» WHAT YOU ARE ASKED TO DO
The line containing "plt.rcParams['font.family'] = ['Liberation" marks the end: extract everything from the first line of the data through that line, exactly, with no pictures.

» DATA LINES
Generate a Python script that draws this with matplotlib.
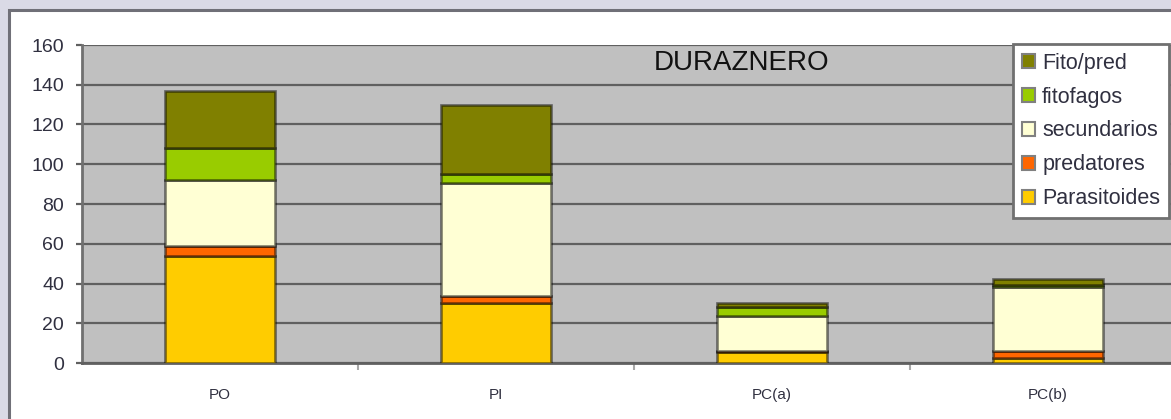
import matplotlib.pyplot as plt
from matplotlib.patches import Rectangle, Patch

plt.rcParams['font.family'] = ['Liberation Sans', 'DejaVu Sans']

categorias = ['PO', 'PI', 'PC(a)', 'PC(b)']
parasitoides = [54, 30, 5.5, 2.5]
predatores = [5, 3.5, 0.3, 3.5]
secundarios = [33, 57, 18, 32]
fitofagos = [16, 4.5, 4.3, 1]
fito_pred = [29, 35, 2, 3.5]

series = [('Parasitoides', parasitoides, '#ffcc00'),
          ('predatores', predatores, '#ff6600'),
          ('secundarios', secundarios, '#ffffd4'),
          ('fitofagos', fitofagos, '#99cc00'),
          ('Fito/pred', fito_pred, '#808000')]

fig = plt.figure(figsize=(11.71, 4.19), dpi=100)
fig.patch.set_facecolor('#dadae6')

# white chart frame, runs off the right and bottom edges
frame = Rectangle((9/1171, -0.1), 1.2, 1 - 10/419 + 0.1, transform=fig.transFigure,
                  facecolor='white', edgecolor='#707078', lw=2.2, zorder=-5)
fig.patches.append(frame)

ax = fig.add_axes([82/1171, 1 - 363/419, 1104/1171, 318/419])
ax.set_zorder(2)
ax.set_facecolor('#c0c0c0')

x = list(range(len(categorias)))
bottom = [0] * len(categorias)
handles = []
for name, vals, col in series:
    ax.bar(x, vals, 0.4, bottom=bottom, color=col, edgecolor=(0, 0, 0, 0.5),
           linewidth=1.9, zorder=3)
    bottom = [b + v for b, v in zip(bottom, vals)]
    handles.append(Patch(facecolor=col, edgecolor='#808080', lw=1.5, label=name))

ax.set_xlim(-0.5, 3.5)
ax.set_ylim(0, 160)
ax.set_yticks(range(0, 161, 20))
ax.yaxis.grid(True, color='#606060', lw=1.6, zorder=1)
ax.set_axisbelow(True)

ax.set_xticks(x)
ax.set_xticklabels(categorias, fontsize=11, color='#303040')
ax.set_xticks([0.5, 1.5, 2.5], minor=True)
ax.tick_params(axis='x', which='major', length=0, pad=18)
ax.tick_params(axis='x', which='minor', length=5, width=1.5, color='#a8a8a8')
ax.tick_params(axis='y', length=4, width=1.6, color='#606060', pad=9,
               labelsize=14, labelcolor='#303040')

for s in ['top', 'right']:
    ax.spines[s].set_visible(False)
ax.spines['left'].set_color('#707070')
ax.spines['left'].set_linewidth(2)
ax.spines['bottom'].set_color('#606060')
ax.spines['bottom'].set_linewidth(2)

ax.text(0.597, 0.943, 'DURAZNERO', transform=ax.transAxes, ha='center', va='center',
        fontsize=20, color='#111111')

leg = ax.legend(handles=handles[::-1], loc='upper left',
                bbox_to_anchor=(1013/1171, 1 - 44/419), bbox_transform=fig.transFigure,
                borderaxespad=0, fontsize=15.5, frameon=True, fancybox=False,
                handlelength=0.6, handleheight=0.6, handletextpad=0.35,
                labelspacing=0.6, borderpad=0.4)
leg.get_frame().set_edgecolor('#707070')
leg.get_frame().set_linewidth(2)
leg.get_frame().set_facecolor('white')
leg.get_frame().set_alpha(1)
for t in leg.get_texts():
    t.set_color('#303040')

fig.savefig('out.png', dpi=100)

» WRITTEN ANSWER
Generate a Python script that draws this with matplotlib.
import matplotlib.pyplot as plt
from matplotlib.patches import Rectangle, Patch

plt.rcParams['font.family'] = ['Liberation Sans', 'DejaVu Sans']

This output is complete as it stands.